Each level of FMQL conformance will bring a new release. For example, the Reliable Linked Data (RLD) release – will implement Linked Data Delivery support.
Appendix – (FileMan) Resource RPC
In granularity, the protocol mirrors the main functions of the Database API. MSCFM (Entry Point) leads to handlers for GETS, LIST etc.
Each handler invokes Database API calls such as
D FIND^DIC(THIS("FILE"),THIS("IENS"),THIS("FIELDS"),THIS("FLAGS"),THIS("IDXVALUE"),
THIS("NUMBER"),THIS("IDXNAME"),THIS("SCREEN"),,"TARGET")
In format, the RPC protocol is length-prefixed, name-value pairs, some are meta (operation type), some carry query values (See: NEXTPROP^MSCRES)

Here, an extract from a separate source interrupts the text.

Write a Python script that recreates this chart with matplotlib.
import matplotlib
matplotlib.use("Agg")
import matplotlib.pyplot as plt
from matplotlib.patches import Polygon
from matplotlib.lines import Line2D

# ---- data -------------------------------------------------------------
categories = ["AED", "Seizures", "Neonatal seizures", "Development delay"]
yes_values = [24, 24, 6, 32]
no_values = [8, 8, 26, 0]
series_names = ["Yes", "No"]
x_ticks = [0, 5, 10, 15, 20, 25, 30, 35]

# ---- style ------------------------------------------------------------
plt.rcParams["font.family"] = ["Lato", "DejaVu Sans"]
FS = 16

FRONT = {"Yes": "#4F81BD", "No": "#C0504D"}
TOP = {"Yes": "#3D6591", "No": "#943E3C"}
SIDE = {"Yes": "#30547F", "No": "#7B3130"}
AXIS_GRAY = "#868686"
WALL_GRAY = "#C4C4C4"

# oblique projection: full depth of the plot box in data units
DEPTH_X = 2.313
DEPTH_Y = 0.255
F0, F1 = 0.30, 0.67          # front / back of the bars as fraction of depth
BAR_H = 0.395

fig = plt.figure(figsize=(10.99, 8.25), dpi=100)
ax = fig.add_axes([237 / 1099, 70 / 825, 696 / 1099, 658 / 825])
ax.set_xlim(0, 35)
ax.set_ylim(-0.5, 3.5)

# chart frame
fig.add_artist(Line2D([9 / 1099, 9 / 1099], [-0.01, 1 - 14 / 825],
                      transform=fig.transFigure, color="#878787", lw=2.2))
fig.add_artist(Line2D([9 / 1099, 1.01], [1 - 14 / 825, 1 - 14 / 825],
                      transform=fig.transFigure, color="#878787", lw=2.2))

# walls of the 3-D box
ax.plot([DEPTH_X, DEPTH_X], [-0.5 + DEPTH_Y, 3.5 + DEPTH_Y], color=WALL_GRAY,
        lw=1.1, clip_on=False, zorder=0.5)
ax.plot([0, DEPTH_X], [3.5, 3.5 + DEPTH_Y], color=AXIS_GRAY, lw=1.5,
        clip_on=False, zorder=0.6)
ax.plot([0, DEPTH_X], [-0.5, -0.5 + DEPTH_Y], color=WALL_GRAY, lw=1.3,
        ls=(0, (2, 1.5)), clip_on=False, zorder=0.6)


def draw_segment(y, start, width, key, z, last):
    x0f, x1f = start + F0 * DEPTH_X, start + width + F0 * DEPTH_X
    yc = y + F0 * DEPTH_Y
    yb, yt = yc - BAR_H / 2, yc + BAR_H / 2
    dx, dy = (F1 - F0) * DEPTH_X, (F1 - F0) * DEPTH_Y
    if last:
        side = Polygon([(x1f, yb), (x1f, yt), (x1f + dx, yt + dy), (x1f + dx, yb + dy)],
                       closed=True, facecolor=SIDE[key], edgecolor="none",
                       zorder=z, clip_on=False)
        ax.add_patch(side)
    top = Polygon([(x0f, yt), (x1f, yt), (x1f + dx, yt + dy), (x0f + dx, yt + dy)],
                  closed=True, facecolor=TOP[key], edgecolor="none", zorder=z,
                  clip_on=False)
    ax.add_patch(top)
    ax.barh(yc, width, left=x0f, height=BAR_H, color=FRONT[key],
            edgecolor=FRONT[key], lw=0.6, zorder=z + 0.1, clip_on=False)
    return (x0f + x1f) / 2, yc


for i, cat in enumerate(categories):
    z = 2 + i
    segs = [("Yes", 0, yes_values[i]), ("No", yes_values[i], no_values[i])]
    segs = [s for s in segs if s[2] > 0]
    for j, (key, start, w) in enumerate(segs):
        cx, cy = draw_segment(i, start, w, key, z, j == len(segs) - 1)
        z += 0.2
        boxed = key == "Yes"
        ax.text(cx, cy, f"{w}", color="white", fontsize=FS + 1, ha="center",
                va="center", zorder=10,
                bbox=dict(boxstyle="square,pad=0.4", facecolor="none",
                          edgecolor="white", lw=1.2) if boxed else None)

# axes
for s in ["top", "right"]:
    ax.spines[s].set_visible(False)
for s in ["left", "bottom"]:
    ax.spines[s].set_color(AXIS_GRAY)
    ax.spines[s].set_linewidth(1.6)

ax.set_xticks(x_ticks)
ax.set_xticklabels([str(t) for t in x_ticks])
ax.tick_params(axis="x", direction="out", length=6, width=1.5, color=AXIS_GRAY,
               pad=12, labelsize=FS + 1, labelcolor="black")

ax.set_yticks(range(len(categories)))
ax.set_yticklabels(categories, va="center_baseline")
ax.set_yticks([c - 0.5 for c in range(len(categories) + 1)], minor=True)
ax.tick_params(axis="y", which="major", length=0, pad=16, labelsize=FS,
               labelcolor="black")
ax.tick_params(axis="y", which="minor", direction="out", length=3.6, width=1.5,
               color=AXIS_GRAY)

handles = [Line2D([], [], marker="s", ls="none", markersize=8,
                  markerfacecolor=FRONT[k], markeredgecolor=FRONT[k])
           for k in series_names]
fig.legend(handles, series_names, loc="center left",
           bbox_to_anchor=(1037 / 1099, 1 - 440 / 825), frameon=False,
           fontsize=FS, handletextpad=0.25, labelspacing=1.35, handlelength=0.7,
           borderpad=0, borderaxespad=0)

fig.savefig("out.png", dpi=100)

Appendix – SPARQL JSON Responses
SPARQL JSON has a header and results section. This is similar to the structure of the MUMPS arrays returned by the DataBase Server API …
Let’s query for patients and their doctors …
SELECT ?name ?doctor ?doctorName
WHERE {?r :name ?name ; :attending_physician ?doctor . ?doctor :name ?doctorName}
leads to this response …
{
"head": { "vars": [ "name" , "doctor", "doctorName" ]
} ,
"results": {
"bindings": [
{
"name": { "type": "literal" , "value": "Joe Blogs" },
"doctor": { "type": "uri", "value": "..." },
"doctorName": { "type": literal", "value": "Fred Smith" }
} ,
....
]
}
}
Key points about this JSON …
- “head” contains a list of every variable in the response. Not every one need be set in every binding. Think of a table where some row cells are empty but the header’s cells each have labels.
- there is at least one “binding” for every patient. A patient has as many bindings as she has doctor’s.
- in FileMan terms both the internal and external form of “doctor” are in the response. In this case, “doctor” is included in the response – the querier must want the doctor’s id for another query.
- every variable assertion is typed for ease of processing. Beyond the basic literal, you can have typed-literal’s which include XMLLiteral. It could hold FileMan’s Word Processing fields.